Exact reproduction of the data is required, with images excluded.

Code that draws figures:
□ □ □
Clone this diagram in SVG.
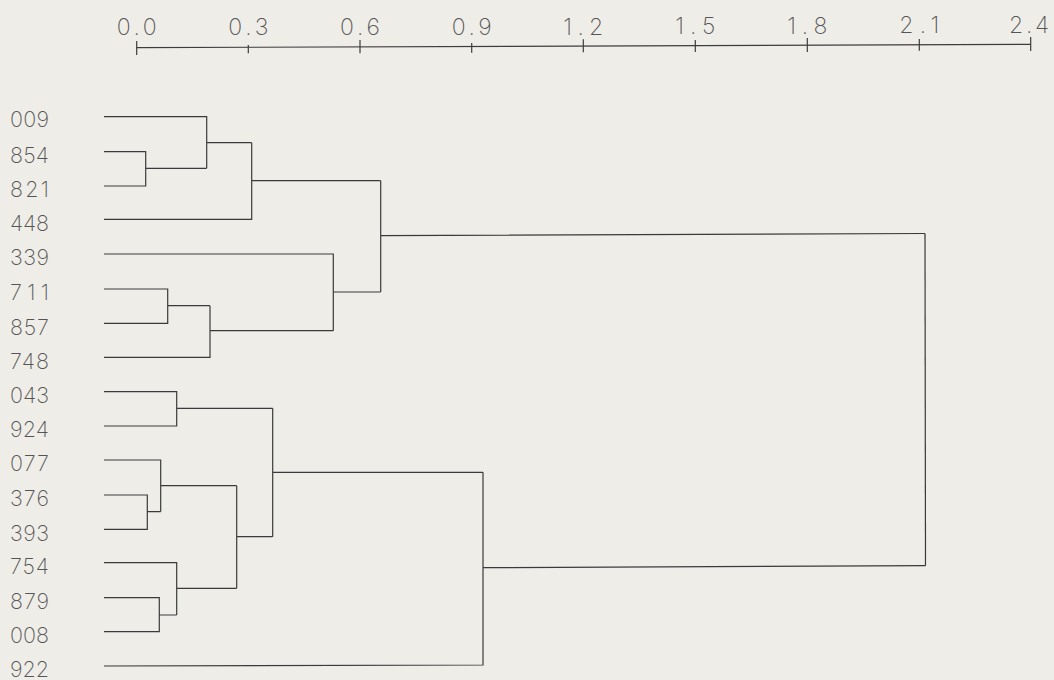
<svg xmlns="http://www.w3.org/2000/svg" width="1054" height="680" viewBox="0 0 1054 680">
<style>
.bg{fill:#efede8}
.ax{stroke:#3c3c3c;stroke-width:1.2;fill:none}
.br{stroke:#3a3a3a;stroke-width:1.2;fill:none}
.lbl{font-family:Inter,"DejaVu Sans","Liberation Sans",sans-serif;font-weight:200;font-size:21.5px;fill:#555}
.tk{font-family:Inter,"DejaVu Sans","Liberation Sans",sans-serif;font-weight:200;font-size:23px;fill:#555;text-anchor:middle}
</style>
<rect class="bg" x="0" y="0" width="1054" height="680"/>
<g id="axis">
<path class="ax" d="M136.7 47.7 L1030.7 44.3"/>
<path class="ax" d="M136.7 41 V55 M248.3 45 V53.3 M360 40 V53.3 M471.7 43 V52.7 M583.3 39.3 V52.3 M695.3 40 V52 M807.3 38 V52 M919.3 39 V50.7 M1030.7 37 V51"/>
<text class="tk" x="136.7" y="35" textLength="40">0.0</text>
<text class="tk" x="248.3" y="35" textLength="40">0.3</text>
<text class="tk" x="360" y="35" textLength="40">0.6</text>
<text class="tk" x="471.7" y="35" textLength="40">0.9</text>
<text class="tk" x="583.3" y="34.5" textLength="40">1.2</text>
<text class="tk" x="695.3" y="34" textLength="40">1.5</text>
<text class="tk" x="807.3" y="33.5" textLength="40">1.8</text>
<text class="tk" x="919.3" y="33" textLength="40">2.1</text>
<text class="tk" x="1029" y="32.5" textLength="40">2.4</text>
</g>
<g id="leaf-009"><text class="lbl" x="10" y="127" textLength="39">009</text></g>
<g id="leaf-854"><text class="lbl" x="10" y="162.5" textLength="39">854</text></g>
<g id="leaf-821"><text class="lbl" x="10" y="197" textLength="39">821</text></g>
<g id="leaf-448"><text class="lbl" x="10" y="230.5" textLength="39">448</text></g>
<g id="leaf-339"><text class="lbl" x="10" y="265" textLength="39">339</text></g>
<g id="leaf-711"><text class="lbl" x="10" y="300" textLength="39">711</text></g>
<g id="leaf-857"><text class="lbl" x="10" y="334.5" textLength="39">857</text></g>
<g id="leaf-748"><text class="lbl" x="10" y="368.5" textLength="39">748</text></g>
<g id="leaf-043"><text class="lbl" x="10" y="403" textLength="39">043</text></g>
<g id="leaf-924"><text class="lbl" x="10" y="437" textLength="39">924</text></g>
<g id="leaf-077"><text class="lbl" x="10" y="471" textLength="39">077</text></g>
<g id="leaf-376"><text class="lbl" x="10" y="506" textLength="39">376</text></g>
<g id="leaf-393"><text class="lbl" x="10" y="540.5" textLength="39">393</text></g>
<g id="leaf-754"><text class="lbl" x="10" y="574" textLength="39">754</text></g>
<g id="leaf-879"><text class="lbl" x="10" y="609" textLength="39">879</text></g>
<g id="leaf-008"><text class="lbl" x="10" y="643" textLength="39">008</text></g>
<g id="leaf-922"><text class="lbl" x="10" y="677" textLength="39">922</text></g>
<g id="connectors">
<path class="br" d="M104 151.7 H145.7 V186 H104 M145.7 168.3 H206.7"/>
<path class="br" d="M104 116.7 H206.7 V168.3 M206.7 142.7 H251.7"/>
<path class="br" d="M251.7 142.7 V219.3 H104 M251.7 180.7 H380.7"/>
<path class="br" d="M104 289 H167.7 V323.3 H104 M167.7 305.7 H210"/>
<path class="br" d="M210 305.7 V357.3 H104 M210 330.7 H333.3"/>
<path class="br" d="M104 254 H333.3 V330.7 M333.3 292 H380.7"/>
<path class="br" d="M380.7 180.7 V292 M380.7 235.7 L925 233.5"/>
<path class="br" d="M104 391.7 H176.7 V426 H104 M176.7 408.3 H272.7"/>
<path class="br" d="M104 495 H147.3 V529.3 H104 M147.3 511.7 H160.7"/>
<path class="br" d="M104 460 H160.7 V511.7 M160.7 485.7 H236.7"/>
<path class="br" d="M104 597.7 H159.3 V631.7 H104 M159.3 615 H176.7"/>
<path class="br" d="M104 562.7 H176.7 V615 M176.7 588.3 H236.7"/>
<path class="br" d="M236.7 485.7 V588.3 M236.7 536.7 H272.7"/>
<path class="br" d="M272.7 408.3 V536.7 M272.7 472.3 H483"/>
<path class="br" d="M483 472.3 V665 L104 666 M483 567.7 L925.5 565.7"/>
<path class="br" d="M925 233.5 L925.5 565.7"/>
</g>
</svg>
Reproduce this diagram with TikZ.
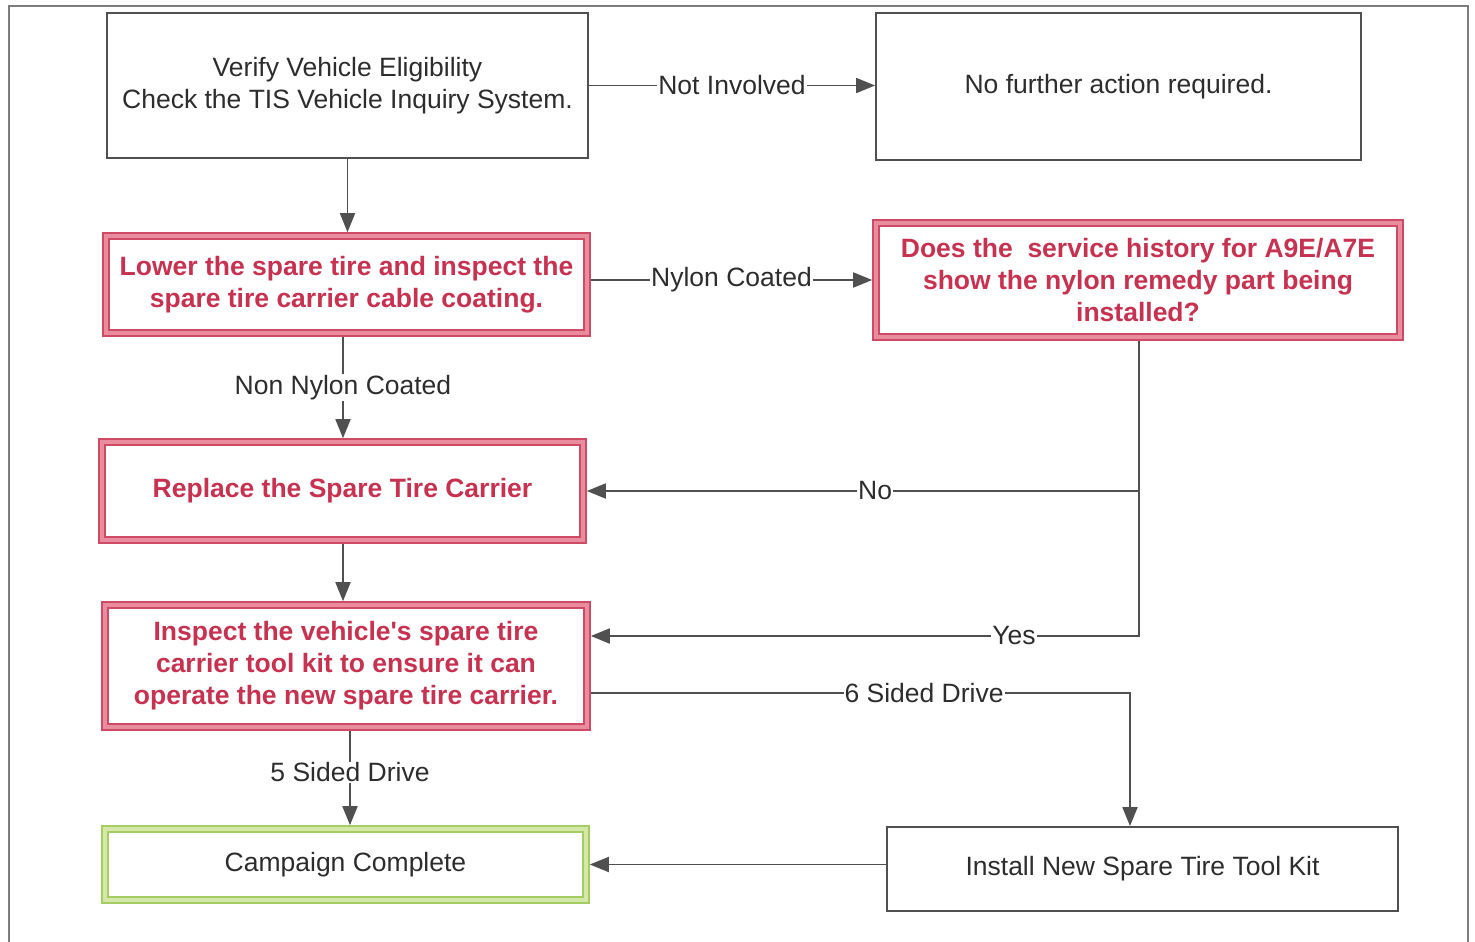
□ □ □
• FINISHED ANSWER:
Clone this diagram in SVG.
<svg xmlns="http://www.w3.org/2000/svg" width="1054" height="680" viewBox="0 0 1054 680">
<style>
.bg{fill:#efede8}
.ax{stroke:#3c3c3c;stroke-width:1.2;fill:none}
.br{stroke:#3a3a3a;stroke-width:1.2;fill:none}
.lbl{font-family:Inter,"DejaVu Sans","Liberation Sans",sans-serif;font-weight:200;font-size:21.5px;fill:#555}
.tk{font-family:Inter,"DejaVu Sans","Liberation Sans",sans-serif;font-weight:200;font-size:23px;fill:#555;text-anchor:middle}
</style>
<rect class="bg" x="0" y="0" width="1054" height="680"/>
<g id="axis">
<path class="ax" d="M136.7 47.7 L1030.7 44.3"/>
<path class="ax" d="M136.7 41 V55 M248.3 45 V53.3 M360 40 V53.3 M471.7 43 V52.7 M583.3 39.3 V52.3 M695.3 40 V52 M807.3 38 V52 M919.3 39 V50.7 M1030.7 37 V51"/>
<text class="tk" x="136.7" y="35" textLength="40">0.0</text>
<text class="tk" x="248.3" y="35" textLength="40">0.3</text>
<text class="tk" x="360" y="35" textLength="40">0.6</text>
<text class="tk" x="471.7" y="35" textLength="40">0.9</text>
<text class="tk" x="583.3" y="34.5" textLength="40">1.2</text>
<text class="tk" x="695.3" y="34" textLength="40">1.5</text>
<text class="tk" x="807.3" y="33.5" textLength="40">1.8</text>
<text class="tk" x="919.3" y="33" textLength="40">2.1</text>
<text class="tk" x="1029" y="32.5" textLength="40">2.4</text>
</g>
<g id="leaf-009"><text class="lbl" x="10" y="127" textLength="39">009</text></g>
<g id="leaf-854"><text class="lbl" x="10" y="162.5" textLength="39">854</text></g>
<g id="leaf-821"><text class="lbl" x="10" y="197" textLength="39">821</text></g>
<g id="leaf-448"><text class="lbl" x="10" y="230.5" textLength="39">448</text></g>
<g id="leaf-339"><text class="lbl" x="10" y="265" textLength="39">339</text></g>
<g id="leaf-711"><text class="lbl" x="10" y="300" textLength="39">711</text></g>
<g id="leaf-857"><text class="lbl" x="10" y="334.5" textLength="39">857</text></g>
<g id="leaf-748"><text class="lbl" x="10" y="368.5" textLength="39">748</text></g>
<g id="leaf-043"><text class="lbl" x="10" y="403" textLength="39">043</text></g>
<g id="leaf-924"><text class="lbl" x="10" y="437" textLength="39">924</text></g>
<g id="leaf-077"><text class="lbl" x="10" y="471" textLength="39">077</text></g>
<g id="leaf-376"><text class="lbl" x="10" y="506" textLength="39">376</text></g>
<g id="leaf-393"><text class="lbl" x="10" y="540.5" textLength="39">393</text></g>
<g id="leaf-754"><text class="lbl" x="10" y="574" textLength="39">754</text></g>
<g id="leaf-879"><text class="lbl" x="10" y="609" textLength="39">879</text></g>
<g id="leaf-008"><text class="lbl" x="10" y="643" textLength="39">008</text></g>
<g id="leaf-922"><text class="lbl" x="10" y="677" textLength="39">922</text></g>
<g id="connectors">
<path class="br" d="M104 151.7 H145.7 V186 H104 M145.7 168.3 H206.7"/>
<path class="br" d="M104 116.7 H206.7 V168.3 M206.7 142.7 H251.7"/>
<path class="br" d="M251.7 142.7 V219.3 H104 M251.7 180.7 H380.7"/>
<path class="br" d="M104 289 H167.7 V323.3 H104 M167.7 305.7 H210"/>
<path class="br" d="M210 305.7 V357.3 H104 M210 330.7 H333.3"/>
<path class="br" d="M104 254 H333.3 V330.7 M333.3 292 H380.7"/>
<path class="br" d="M380.7 180.7 V292 M380.7 235.7 L925 233.5"/>
<path class="br" d="M104 391.7 H176.7 V426 H104 M176.7 408.3 H272.7"/>
<path class="br" d="M104 495 H147.3 V529.3 H104 M147.3 511.7 H160.7"/>
<path class="br" d="M104 460 H160.7 V511.7 M160.7 485.7 H236.7"/>
<path class="br" d="M104 597.7 H159.3 V631.7 H104 M159.3 615 H176.7"/>
<path class="br" d="M104 562.7 H176.7 V615 M176.7 588.3 H236.7"/>
<path class="br" d="M236.7 485.7 V588.3 M236.7 536.7 H272.7"/>
<path class="br" d="M272.7 408.3 V536.7 M272.7 472.3 H483"/>
<path class="br" d="M483 472.3 V665 L104 666 M483 567.7 L925.5 565.7"/>
<path class="br" d="M925 233.5 L925.5 565.7"/>
</g>
</svg>
Reproduce this diagram with TikZ.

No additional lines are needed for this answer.